Contender 2: Good CD player and a good CD burner

Cost: $200 for the burner (more for a SCSI card for a laptop), $150 for a good CD player
Quality: CD quality, but may skip
Features: Ability to switch tracks
Duration: 74 minutes, somewhat inconvenient to swap CD's
Ease of use: Difficult

PHOTO COURTESY SONY

The cool thing about a CD burner is that it has lots of other uses, such as illegally copying software to accompany illegal copying of music. CDs can be played on regular CD players and have high quality, which is nice, but recording is a hassle, often resulting in errors, and at the very least involves conversion of mp3's to wave files. Furthermore, each new mix requires a new CD, and CDs are bulky and easily scratched.

Contender 3: The infamous mp3 player

Cost: $49 and up
Quality: Near CD quality
Features: Switching tracks, title display, small, light, ease of changing music selection
Duration: 30 minutes, can increase by lowering quality or buying $100 card
Ease of use: Simple

PHOTO COURTESY DIAMOND MULTIMEDIA

"For 49 bucks, it's a good deal," explained Charles Forelle, PC '02. Forelle is a recent purchaser of a Diamond Rio, the first product on the market in this genre. "It's quite brilliant actually...The parallel port interface is convenient, the software is easy to use, and the sound quality is uniformly excellent. It's also light." He added, "My one complaint is that I wish it had a little more storage space. They claim it gives you an hour, but that's a lie."

"It's not that solidly built, but it's not like a CD player where there's a fragile laser in there. There are no moving parts to break," Forelle went on to say. "It's good for walks up Science Hill — it gets me up and down Science Hill pretty easily."

Of course, there are alternatives to the Rio, which, though more expensive, offer greater storage, more functionality, greater reliability, radios, electronic address books, audio recording, and battery life.

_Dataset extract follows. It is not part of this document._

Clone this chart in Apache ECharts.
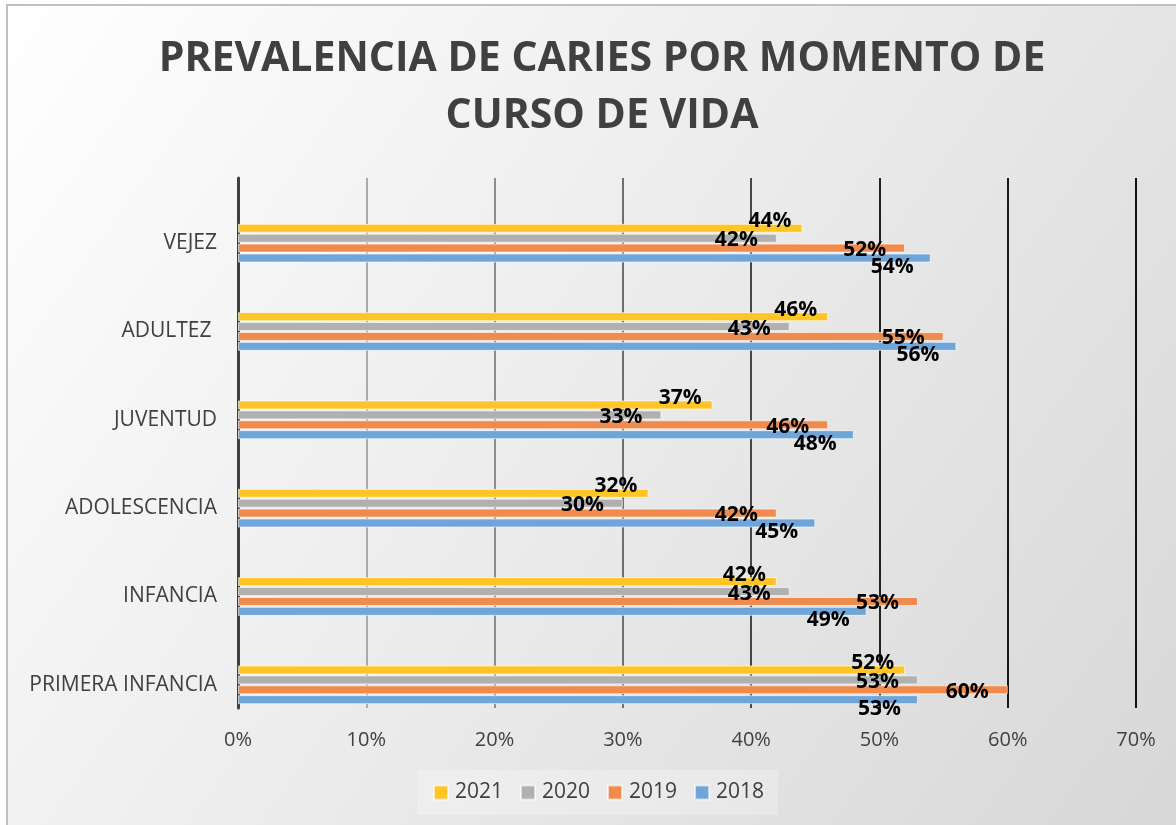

Other issues to consider include the fact that any music from your regular CD collection would have to be converted to mp3 and then stored.

Contender 4: Minidisc

Cost: $175 and up
Quality: Near CD quality
Features: Switching tracks, title display, minimal skipping, small, light, cheap discs
Duration: An hour each
Ease of use: Medium

PHOTO COURTESY SONY
The minidisc (MD) has a greater versatility than an mp3 player, but this comes at the expense of skipping. Recording mp3s to MD is a hassle akin to recording onto a casette tape. Still, some people swear by it while others think MDs will lose eventually.

A bonus is that albums can be purchased as minidiscs. Unlike CDs, MDs can be rewritten, and the cheap cost per disc is a big bonus.

Contender 5: Silence

Cost: Free
Quality: Crystal Clear
Features: Ability to concentrate
Duration: Infinite
Ease of the use: Impossible in Yale dorms

PHOTO COURTESY CDNOW

Silence is sort of boring. We don't recommend it.